Notice how similar all the actions are in form. They are actions that women, with all their responsibilities at home and out the home, can take - they last for one hour, once a week. They are actions which are regular and visible. They are actions by women. Here, after Mothers in Black had their first vigil men said we were excluding them, although from the first Friday, men were invited to support. The problem seemed to be that they were asked to support an action initiated by women and carried out by women. The point was not to suggest that fathers don't mourn. But it is not an accident that it was women who went out in Argentina demanding an accounting for their children - and it is not an accident, either, that in Guyana it was women, and specifically mothers, who found it impossible to go on with their lives without stopping to demand an accounting for theirs.

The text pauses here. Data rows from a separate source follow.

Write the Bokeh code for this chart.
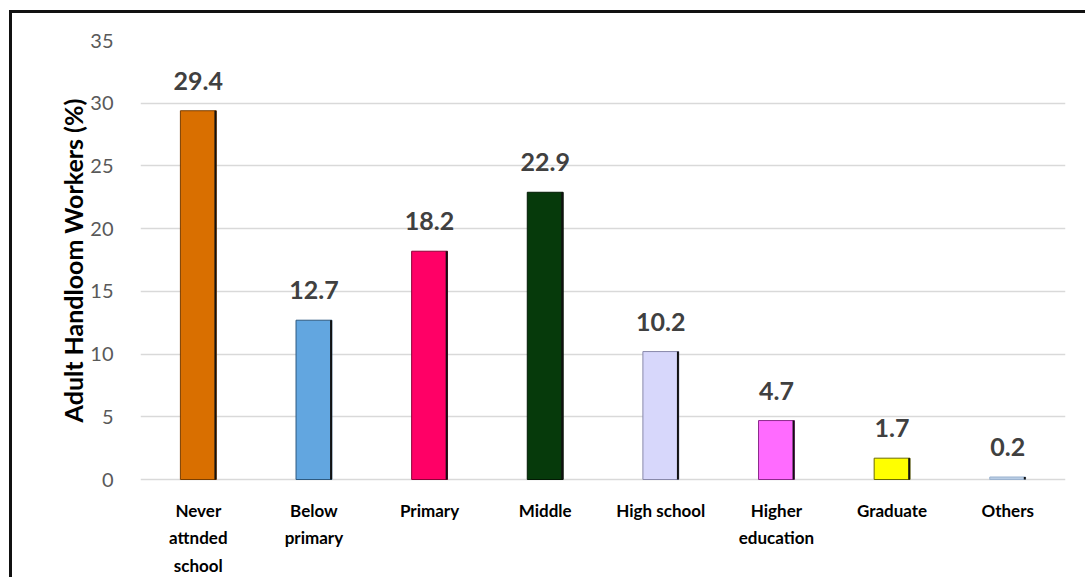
from bokeh.plotting import figure
from bokeh.models import ColumnDataSource, FixedTicker, Title
from bokeh.transform import dodge
from bokeh.core.properties import value
from bokeh.embed import file_html
from bokeh.resources import INLINE

categories = ["Never attnded school", "Below primary", "Primary", "Middle",
              "High school", "Higher education", "Graduate", "Others"]
display_labels = ["Never\nattnded\nschool", "Below\nprimary", "Primary", "Middle",
                  "High school", "Higher\neducation", "Graduate", "Others"]
values = [29.4, 12.7, 18.2, 22.9, 10.2, 4.7, 1.7, 0.2]
fill_colors = ["#D96F00", "#62A6E0", "#FF0066", "#063A0B",
               "#D7D7FB", "#FF6BFF", "#FFFF00", "#B8CCE4"]
edge_colors = ["#7A3E00", "#2E5A80", "#8C0038", "#021A04",
               "#8888AA", "#8C2A8C", "#6B6B00", "#9DB4D0"]
y_ticks = [0, 5, 10, 15, 20, 25, 30, 35]
y_title = "Adult Handloom Workers (%)"

# layout constants (pixels)
W, H = 1076, 567
TOP, BOTTOM_PAD = 27, 101
PX_PER_UNIT = (H - TOP - BOTTOM_PAD) / 35.0
y_start = -BOTTOM_PAD / PX_PER_UNIT

src = ColumnDataSource(dict(
    cat=categories, val=values, fill=fill_colors, edge=edge_colors,
    lab=[f"{v:.1f}" for v in values],
))

cat_rows, line_rows, off_rows = [], [], []
for c, d in zip(categories, display_labels):
    for i, line in enumerate(d.split("\n")):
        cat_rows.append(c)
        line_rows.append(line)
        off_rows.append(20 + 27.5 * i)
lab_src = ColumnDataSource(dict(cat=cat_rows, txt=line_rows, off=off_rows,
                                y0=[0] * len(cat_rows)))

p = figure(x_range=categories, y_range=(y_start, 35), width=W, height=H,
           output_backend="svg", toolbar_location=None,
           min_border_left=128, min_border_right=23,
           min_border_top=TOP, min_border_bottom=0)
p.margin = (10, 0, 0, 9)
p.styles = {"border-left": "3px solid #111111", "border-top": "3px solid #111111"}
p.outline_line_color = None
p.background_fill_color = "white"
p.border_fill_color = "white"

p.vbar(x="cat", top="val", width=0.31, source=src,
       fill_color="fill", line_color="edge", line_width=1)
p.segment(x0=dodge("cat", 0.148, range=p.x_range), y0=0,
          x1=dodge("cat", 0.148, range=p.x_range), y1="val",
          source=src, line_color="#111111", line_width=2)

p.text(x="cat", y="val", text="lab", source=src,
       text_align="center", text_baseline="bottom", y_offset=-21,
       text_font=value("Lato"), text_font_style="bold",
       text_font_size="25px", text_color="#404040")

p.text(x="cat", y="y0", text="txt", source=lab_src, y_offset="off",
       text_align="center", text_baseline="top",
       text_font=value("Lato"), text_font_style="bold",
       text_font_size="17px", text_color="#000000")

# axes
p.xaxis.visible = False
p.yaxis.ticker = FixedTicker(ticks=y_ticks)
p.yaxis.axis_line_color = None
p.yaxis.major_tick_line_color = None
p.yaxis.minor_tick_line_color = None
p.yaxis.major_label_text_font = "Lato"
p.yaxis.major_label_text_font_size = "20px"
p.yaxis.major_label_text_color = "#595959"
p.yaxis.major_label_standoff = 21

t = Title(text=y_title, align="right", offset=58, standoff=0,
          text_font="Lato", text_font_size="25px", text_font_style="bold",
          text_color="#000000")
p.add_layout(t, "left")

p.xgrid.grid_line_color = None
p.ygrid.ticker = FixedTicker(ticks=[0, 5, 10, 15, 20, 25, 30])
p.ygrid.grid_line_color = "#D9D9D9"
p.ygrid.grid_line_width = 1.5
p.ygrid.level = "underlay"

open("out.html", "w").write(file_html(p, INLINE))
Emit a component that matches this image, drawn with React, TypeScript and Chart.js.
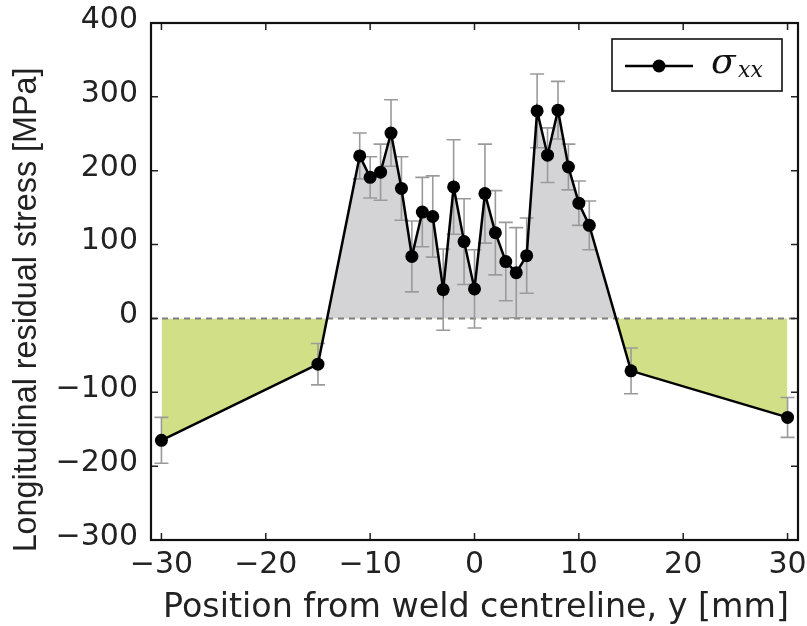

The most recent handout by Mothers in Black said something like that. It said:

"WE ARE MOTHERS WHO HAVE LOST LOVED ONES- Slaughtered on our roads.
WE ARE MOTHERS WHO CONDEMN SPEEDING -We demand the use of radar traps.
WE ARE MOTHERS AGAINST DRINKING AND DRIVING- Amend the laws to deal with breath analyser testing.
WE ARE MOTHERS DEMANDING THE USE OF SAFETY-BELTS AND HELMETS - We have lost too many loved ones
WE ARE MOTHERS DEMANDING IMMEDIATE REVISION OF THESE AND OTHER TRAFFIC LAWS, AND DRASTIC ACTION TAKEN TO ENFORCE THEM.-
Support our signature campaign.
WE ARE MOTHERS, GRANDPARENTS, AUNTS, SISTERS, FRIENDS AND MEN WHO CARE! DO YOU?- Join us every Friday. Same Time. Same Place. 12 midday-1pm.
GEORGETOWN - Opposite Parliament Buildings;
LINDEN - GNCB. Next to Mini Bus Car Park;
BERBICE - End of Stelling Road, New Amsterdam."

Two footnotes:
One, to the media, for most of whom only the first Friday was "news". This reminds me of the media people who once explained to me during a course I was teaching that they are only really respected for doing "hard news".

And two, to the man passing in a minibus who shouted at the women standing outside the Parliament last week that they should stop what they were doing and go and develop the country: I hope no children of yours are ever killed in the kind of mindlessness and heartlessness that pervade the country, and of which you are an example.